Germany’s gas storage facilities are nearly 83 per cent full and will hit 85 per cent full in early September, Habeck said at an energy event in Hamburg. Germany has set a goal for gas storage levels to be 85 per cent filled by Oct 1 and 95 per cent filled by Nov 1.

Habeck also reiterated that Germany will not allow a Lehman Brothers-style collapse to happen to its gas market.

“I promise on behalf of the German government that we will always ensure liquidity for all energy companies, that we don’t have a Lehman Brothers effect on the market,” said Habeck, referring to the US investment bank’s collapse, which helped trigger the 2008 financial crisis.

Russia’s oil output has exceeded expectations in the wake of the war in Ukraine but Moscow will find it increasingly difficult to uphold production as Western sanctions begin to bite, the head of the International Energy Agency (IEA) said on Monday.

“In the absence of (western) companies, in the absence of the technology providers, in the absence of service companies, it will be much harder for Russia to maintain the production,” IEA chief Fatih Birol told Reuters.

A team from the UN nuclear watchdog headed on Monday to Ukraine's Zaporizhzhia nuclear plant, the agency's chief said, as Russia and Ukraine traded accusations of shelling in its vicinity, fuelling fears of a radiation disaster.

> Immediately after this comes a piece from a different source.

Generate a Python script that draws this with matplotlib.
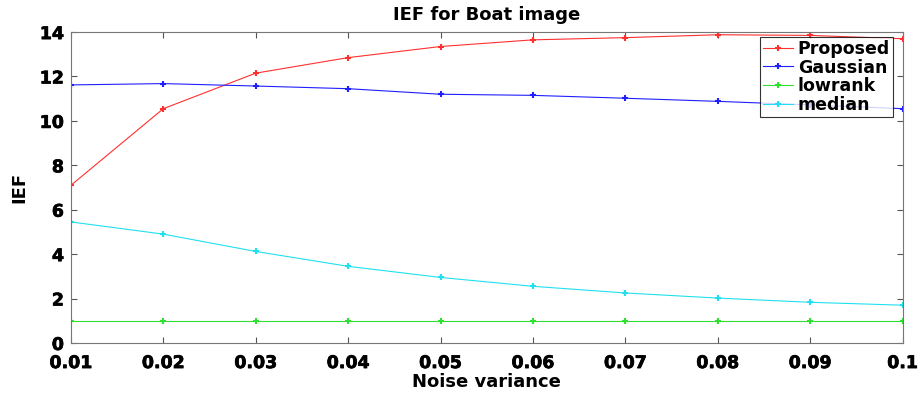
import matplotlib
matplotlib.use("Agg")
import matplotlib.pyplot as plt
import matplotlib.patheffects as pe

noise = [0.01, 0.02, 0.03, 0.04, 0.05, 0.06, 0.07, 0.08, 0.09, 0.1]
proposed = [7.1, 10.55, 12.15, 12.85, 13.35, 13.65, 13.75, 13.88, 13.85, 13.7]
gaussian = [11.62, 11.68, 11.57, 11.45, 11.2, 11.15, 11.02, 10.88, 10.72, 10.55]
lowrank = [1.0, 1.0, 1.0, 1.0, 1.0, 1.0, 1.0, 1.0, 1.0, 1.0]
median = [5.45, 4.9, 4.12, 3.45, 2.95, 2.55, 2.25, 2.02, 1.83, 1.7]
xtick_labels = ["0.01", "0.02", "0.03", "0.04", "0.05", "0.06", "0.07", "0.08", "0.09", "0.1"]

plt.rcParams['font.family'] = ['DejaVu Sans']
plt.rcParams['font.weight'] = 'bold'

heavy = [pe.withStroke(linewidth=0.5, foreground='black')]

fig = plt.figure(figsize=(9.21, 3.96), dpi=100)
ax = fig.add_axes([0.077, 0.134, 0.903, 0.785])

ax.plot(noise, proposed, color='#ff3030', marker='+', ms=5, mew=1.5, lw=0.8, label='Proposed')
ax.plot(noise, gaussian, color='#2020ff', marker='+', ms=5, mew=1.5, lw=0.8, label='Gaussian')
ax.plot(noise, lowrank, color='#30e030', marker='+', ms=5, mew=1.5, lw=0.8, label='lowrank')
ax.plot(noise, median, color='#20e0f0', marker='+', ms=5, mew=1.5, lw=0.8, label='median')

ax.set_xlim(0.01, 0.1)
ax.set_ylim(0, 14)
ax.set_xticks(noise)
ax.set_xticklabels(xtick_labels)
ax.set_yticks([0, 2, 4, 6, 8, 10, 12, 14])
ax.tick_params(direction='in', top=True, right=True, labelsize=12.5, length=4, color='#555555')
ax.tick_params(axis='x', pad=8)
ax.tick_params(axis='y', pad=5)
for lab in ax.get_xticklabels() + ax.get_yticklabels():
    lab.set_fontweight('bold')
    lab.set_path_effects(heavy)
for s in ax.spines.values():
    s.set_color('#777777')
    s.set_linewidth(0.8)

ax.set_title('IEF for Boat image', fontsize=13, fontweight='bold', pad=9)
ax.set_xlabel('Noise variance', fontsize=13, fontweight='bold', labelpad=1)
ax.set_ylabel('IEF', fontsize=13, fontweight='bold', labelpad=8)

leg = ax.legend(loc='upper right', bbox_to_anchor=(0.988, 0.984), borderaxespad=0,
                frameon=True, fancybox=False,
                edgecolor='black', borderpad=0.15, labelspacing=0.05, handlelength=1.7,
                handletextpad=0.3, prop={'weight': 'bold', 'size': 12.5})
leg.get_frame().set_linewidth(0.8)

fig.savefig('out.png', dpi=100)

Captured by Russian troops in March but run by Ukrainian staff, Zaporizhzhia has been a hotspot in a conflict that has settled into a war of attrition fought mainly in Ukraine’s east and south six months after Russia launched its invasion.

“We must protect the safety and security of Ukraine’s and Europe's biggest nuclear facility,” Rafael Grossi, director-general of the International Atomic Energy Agency (IAEA), said in a post on Twitter.

A team of IAEA inspectors he is leading will reach the plant on the Dnipro river near front lines in southern Ukraine this week, Grossi said, without specifying the day of their arrival.

The IAEA tweeted separately that the mission would assess physical damage, evaluate the conditions in which staff are working at the plant and “determine functionality of safety & security systems”. It would also “perform urgent safeguards activities”, a reference to keeping track of nuclear material.

EU energy ministers will hold urgent talks on September 9, a Czech minister said on Monday, as prices spiral across Europe following Russia's invasion of Ukraine.